You will also have noticed that we have changed the colour scheme somewhat, darkening the blue background and extending it to the whole page header, and using the yellow background to draw attention to important parts of the page such as genomic images and information boxes.

Control Panel

The Ensembl website had grown somewhat haphazardly over the last seven years, with features added on an ad hoc basis when required. As a result there were often different interfaces or options available on different pages and configuration menus were often overlooked by users.

We have therefore introduced the Control Panel, a popup window which presents a common interface on all pages and gives access to user-controlled options, including:

  • Adding and removing tracks
  • Configuring graphical displays, e.g. image size, markup options on sequence displays
  • Logging in and managing your user account
  • Uploading and managing your own data, including external DAS sources

Other changes

A few things have been left out simply because they are no longer needed. For example, we no longer include families in the search index, as the IDs change from release to release and are therefore not a reliable way to look up genes.

We have also dropped the site maps which linked to each species' genomic views, as the new navigation allows quick and easy access to the same information. A full table of contents is still available for all our online documentation.

To Come...

Unfortunately we haven't been able to port all our old views to the new code yet, so there may be some functionality missing. Please accept our apologies for their absence - we will get around to them in a release or two, and hopefully they will be better than ever.

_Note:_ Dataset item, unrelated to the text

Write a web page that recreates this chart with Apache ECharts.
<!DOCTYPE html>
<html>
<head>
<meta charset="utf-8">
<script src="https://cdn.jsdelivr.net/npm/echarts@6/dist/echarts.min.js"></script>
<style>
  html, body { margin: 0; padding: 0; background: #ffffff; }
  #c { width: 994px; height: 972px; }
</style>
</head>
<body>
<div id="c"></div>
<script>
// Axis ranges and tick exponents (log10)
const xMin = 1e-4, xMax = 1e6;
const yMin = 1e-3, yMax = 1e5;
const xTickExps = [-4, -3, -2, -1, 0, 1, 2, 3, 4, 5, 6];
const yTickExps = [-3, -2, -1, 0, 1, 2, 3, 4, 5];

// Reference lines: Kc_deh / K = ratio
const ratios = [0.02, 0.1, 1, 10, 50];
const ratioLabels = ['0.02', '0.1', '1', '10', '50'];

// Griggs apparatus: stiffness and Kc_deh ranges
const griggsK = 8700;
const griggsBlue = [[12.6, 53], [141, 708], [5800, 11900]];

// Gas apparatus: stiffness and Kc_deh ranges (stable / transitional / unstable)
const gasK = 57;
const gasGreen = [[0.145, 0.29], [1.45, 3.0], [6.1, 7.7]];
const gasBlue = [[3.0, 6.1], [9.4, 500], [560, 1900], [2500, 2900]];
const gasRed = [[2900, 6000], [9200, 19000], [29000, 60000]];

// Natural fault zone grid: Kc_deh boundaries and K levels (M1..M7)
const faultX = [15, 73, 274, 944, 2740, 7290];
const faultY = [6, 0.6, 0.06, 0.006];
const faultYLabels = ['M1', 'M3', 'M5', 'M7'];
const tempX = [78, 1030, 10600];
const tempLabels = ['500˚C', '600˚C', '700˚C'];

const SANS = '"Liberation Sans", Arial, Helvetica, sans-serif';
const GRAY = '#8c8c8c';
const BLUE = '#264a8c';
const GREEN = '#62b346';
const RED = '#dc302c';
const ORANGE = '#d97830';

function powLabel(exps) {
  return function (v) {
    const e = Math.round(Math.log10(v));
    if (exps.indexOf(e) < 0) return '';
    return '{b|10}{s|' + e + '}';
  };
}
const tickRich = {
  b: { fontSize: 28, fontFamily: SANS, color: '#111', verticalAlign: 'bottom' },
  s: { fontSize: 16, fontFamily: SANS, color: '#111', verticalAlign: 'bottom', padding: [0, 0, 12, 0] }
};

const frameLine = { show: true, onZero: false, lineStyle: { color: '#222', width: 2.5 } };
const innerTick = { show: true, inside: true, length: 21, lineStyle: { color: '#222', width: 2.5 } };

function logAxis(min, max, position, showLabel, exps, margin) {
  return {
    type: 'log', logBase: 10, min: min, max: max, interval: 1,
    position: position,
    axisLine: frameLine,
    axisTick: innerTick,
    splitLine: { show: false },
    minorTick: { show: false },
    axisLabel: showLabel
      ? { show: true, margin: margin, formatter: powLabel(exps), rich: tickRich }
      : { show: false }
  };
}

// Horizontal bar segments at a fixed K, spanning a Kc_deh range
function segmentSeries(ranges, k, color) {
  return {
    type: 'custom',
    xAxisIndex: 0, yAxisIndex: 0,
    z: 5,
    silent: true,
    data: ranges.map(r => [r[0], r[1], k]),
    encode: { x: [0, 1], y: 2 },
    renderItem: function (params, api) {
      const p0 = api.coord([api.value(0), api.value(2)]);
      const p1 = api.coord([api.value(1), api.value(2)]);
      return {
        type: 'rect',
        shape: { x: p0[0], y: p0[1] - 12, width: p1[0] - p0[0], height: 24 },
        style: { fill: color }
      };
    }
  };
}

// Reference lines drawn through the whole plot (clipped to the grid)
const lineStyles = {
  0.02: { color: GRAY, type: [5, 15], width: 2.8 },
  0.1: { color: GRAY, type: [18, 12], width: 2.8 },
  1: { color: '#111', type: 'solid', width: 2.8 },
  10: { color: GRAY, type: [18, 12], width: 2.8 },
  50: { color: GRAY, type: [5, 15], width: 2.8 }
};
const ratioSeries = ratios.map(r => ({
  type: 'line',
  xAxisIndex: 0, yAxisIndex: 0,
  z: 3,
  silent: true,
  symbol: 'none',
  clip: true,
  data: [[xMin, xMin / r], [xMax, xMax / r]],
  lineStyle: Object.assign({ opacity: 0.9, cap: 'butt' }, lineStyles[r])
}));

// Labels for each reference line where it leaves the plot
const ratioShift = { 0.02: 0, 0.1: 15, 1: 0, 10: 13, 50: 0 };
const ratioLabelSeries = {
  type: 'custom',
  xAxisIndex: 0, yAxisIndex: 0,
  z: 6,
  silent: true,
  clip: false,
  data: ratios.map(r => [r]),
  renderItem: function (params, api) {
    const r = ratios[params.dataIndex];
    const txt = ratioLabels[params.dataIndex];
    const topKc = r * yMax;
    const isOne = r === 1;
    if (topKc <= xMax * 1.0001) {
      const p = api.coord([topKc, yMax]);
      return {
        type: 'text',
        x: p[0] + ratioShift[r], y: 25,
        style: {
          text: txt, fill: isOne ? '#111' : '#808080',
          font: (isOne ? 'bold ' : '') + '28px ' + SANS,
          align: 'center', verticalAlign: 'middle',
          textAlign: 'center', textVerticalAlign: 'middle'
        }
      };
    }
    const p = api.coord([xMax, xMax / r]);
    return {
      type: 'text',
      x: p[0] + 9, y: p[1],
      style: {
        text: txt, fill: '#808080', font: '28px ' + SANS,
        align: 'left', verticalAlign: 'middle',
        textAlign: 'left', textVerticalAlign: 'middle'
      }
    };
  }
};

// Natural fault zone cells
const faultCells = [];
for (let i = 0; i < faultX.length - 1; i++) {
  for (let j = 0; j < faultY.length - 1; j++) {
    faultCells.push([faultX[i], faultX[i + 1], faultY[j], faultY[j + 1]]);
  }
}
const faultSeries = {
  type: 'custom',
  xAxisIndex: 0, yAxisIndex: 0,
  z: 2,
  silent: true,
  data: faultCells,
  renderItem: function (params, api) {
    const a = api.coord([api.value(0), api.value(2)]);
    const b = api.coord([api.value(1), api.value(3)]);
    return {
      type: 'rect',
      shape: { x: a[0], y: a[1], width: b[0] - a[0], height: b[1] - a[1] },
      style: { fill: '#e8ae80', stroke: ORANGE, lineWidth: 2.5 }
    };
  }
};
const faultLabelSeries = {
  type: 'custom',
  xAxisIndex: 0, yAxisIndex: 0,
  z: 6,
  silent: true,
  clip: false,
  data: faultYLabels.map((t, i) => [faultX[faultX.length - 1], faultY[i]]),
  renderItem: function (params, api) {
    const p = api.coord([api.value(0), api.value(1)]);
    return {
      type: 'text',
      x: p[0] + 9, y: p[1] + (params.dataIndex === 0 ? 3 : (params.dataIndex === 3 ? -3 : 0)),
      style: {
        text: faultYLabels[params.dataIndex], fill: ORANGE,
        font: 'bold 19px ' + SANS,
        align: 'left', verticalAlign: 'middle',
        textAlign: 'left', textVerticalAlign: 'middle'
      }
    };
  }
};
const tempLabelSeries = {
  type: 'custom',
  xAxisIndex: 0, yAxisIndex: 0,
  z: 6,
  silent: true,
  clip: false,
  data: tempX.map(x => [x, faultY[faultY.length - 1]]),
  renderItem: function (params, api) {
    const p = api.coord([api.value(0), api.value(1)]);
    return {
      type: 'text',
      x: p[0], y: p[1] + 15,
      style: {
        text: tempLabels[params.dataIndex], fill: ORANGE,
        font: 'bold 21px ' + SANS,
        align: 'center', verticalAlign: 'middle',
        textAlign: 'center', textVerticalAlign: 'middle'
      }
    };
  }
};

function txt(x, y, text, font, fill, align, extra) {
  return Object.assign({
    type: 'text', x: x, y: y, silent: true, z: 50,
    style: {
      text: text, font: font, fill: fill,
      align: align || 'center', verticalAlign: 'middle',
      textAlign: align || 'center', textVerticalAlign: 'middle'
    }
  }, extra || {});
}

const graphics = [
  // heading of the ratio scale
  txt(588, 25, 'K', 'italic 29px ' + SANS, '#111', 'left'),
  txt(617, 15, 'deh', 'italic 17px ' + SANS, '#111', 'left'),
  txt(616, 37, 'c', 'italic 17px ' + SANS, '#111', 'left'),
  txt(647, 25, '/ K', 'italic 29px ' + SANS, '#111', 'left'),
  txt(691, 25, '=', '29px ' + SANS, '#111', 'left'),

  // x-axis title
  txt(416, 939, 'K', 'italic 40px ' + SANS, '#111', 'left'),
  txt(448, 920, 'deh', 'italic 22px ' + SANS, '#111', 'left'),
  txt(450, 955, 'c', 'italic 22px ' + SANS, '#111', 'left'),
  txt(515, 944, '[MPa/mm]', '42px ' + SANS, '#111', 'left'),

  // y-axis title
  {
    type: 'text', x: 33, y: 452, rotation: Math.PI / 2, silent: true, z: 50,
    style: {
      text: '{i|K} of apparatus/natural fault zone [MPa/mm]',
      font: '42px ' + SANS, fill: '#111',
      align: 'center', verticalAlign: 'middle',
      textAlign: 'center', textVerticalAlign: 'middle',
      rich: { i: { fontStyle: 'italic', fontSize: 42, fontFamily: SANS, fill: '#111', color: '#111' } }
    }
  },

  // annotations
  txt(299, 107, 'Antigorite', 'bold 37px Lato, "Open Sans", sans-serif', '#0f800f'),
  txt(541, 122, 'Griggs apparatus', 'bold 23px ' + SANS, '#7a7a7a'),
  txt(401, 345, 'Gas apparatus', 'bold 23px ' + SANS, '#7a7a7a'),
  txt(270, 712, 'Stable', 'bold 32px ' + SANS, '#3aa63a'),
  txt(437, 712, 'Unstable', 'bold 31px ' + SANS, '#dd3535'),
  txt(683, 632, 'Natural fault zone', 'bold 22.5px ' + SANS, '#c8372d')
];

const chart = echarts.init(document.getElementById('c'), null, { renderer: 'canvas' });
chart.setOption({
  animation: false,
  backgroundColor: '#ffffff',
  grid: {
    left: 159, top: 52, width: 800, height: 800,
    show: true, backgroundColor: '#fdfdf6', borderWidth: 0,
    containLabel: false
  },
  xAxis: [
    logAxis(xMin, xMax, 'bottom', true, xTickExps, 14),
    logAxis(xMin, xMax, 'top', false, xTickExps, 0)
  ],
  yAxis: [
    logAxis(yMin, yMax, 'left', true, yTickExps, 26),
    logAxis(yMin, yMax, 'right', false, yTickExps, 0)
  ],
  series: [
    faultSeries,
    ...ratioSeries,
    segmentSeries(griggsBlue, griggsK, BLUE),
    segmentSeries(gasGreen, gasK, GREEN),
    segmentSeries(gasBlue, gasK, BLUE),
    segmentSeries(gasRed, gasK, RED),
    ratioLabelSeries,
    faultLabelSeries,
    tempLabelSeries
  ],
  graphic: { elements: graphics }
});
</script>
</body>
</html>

Temporarily missing views include multicontigview and unmapped features in featureview.

Technical details

Performance improvements

These have been achieved in three main ways:

  1. We have replaced our shared filesystem with shared memory using memcached. This allows us to cache a lot more content and serve it back to the user straight from memory instead of having to read from a disk or access a database.
  2. Where possible, larger page elements such as genomic images and tables of data are loaded via AJAX. This means that you get most of the page straight away - any section that needs to fetch large amounts of data will display a spinner graphic whilst you wait.
  3. Changes to the Apache configuration mean that browsers need to make fewer requests when checking for updated content.
  4. JavaScript and CSS files have been consolidated and compressed so that your browser makes fewer and smaller requests from our server.
  5. By breaking the display pages into smaller units (see "Design changes", above), it is now possible to return data more quickly - even very large genes such as Titin can be displayed without timing out.

Maintenance issues

Finally, for the benefit of ourselves as well as all the projects who use our software, we have given our drawing and image configuration code a major overhaul so that configuring graphical displays is much easier. The drawing code in particular had hardly been changed since it was first written seven years ago, so was long overdue for updating.

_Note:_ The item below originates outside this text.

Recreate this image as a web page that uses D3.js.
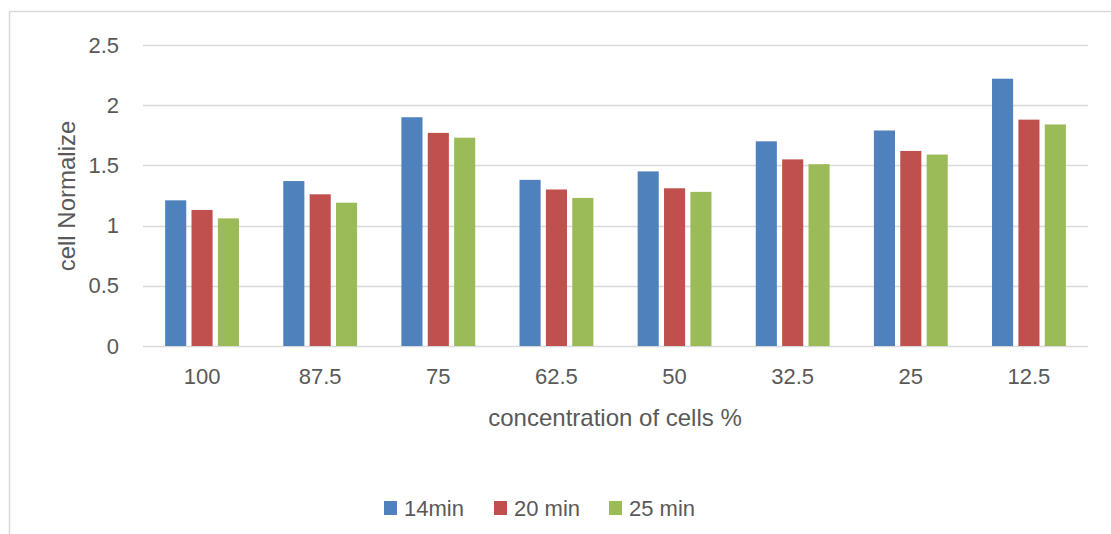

Now, instead of hundreds of glyphset modules and hard-coded configurations, information about track display is stored in the core database and automatically incorporated into the webcode without the need to edit half-a-dozen different files. Also, the drawing code is now pluggable like the main web code, making it even easier to configure your Ensembl-powered site to work just the way you want it.

We have also made species home pages dynamically-generated, instead of static HTML. This is mainly for the benefit of upcoming Ensembl-powered sites which will have a great many species, e.g. bacteria, but will also mean less HTML maintenance for all Ensembl sites.

Inevitably development on this scale has taken a long time, but we hope it has been worth the wait!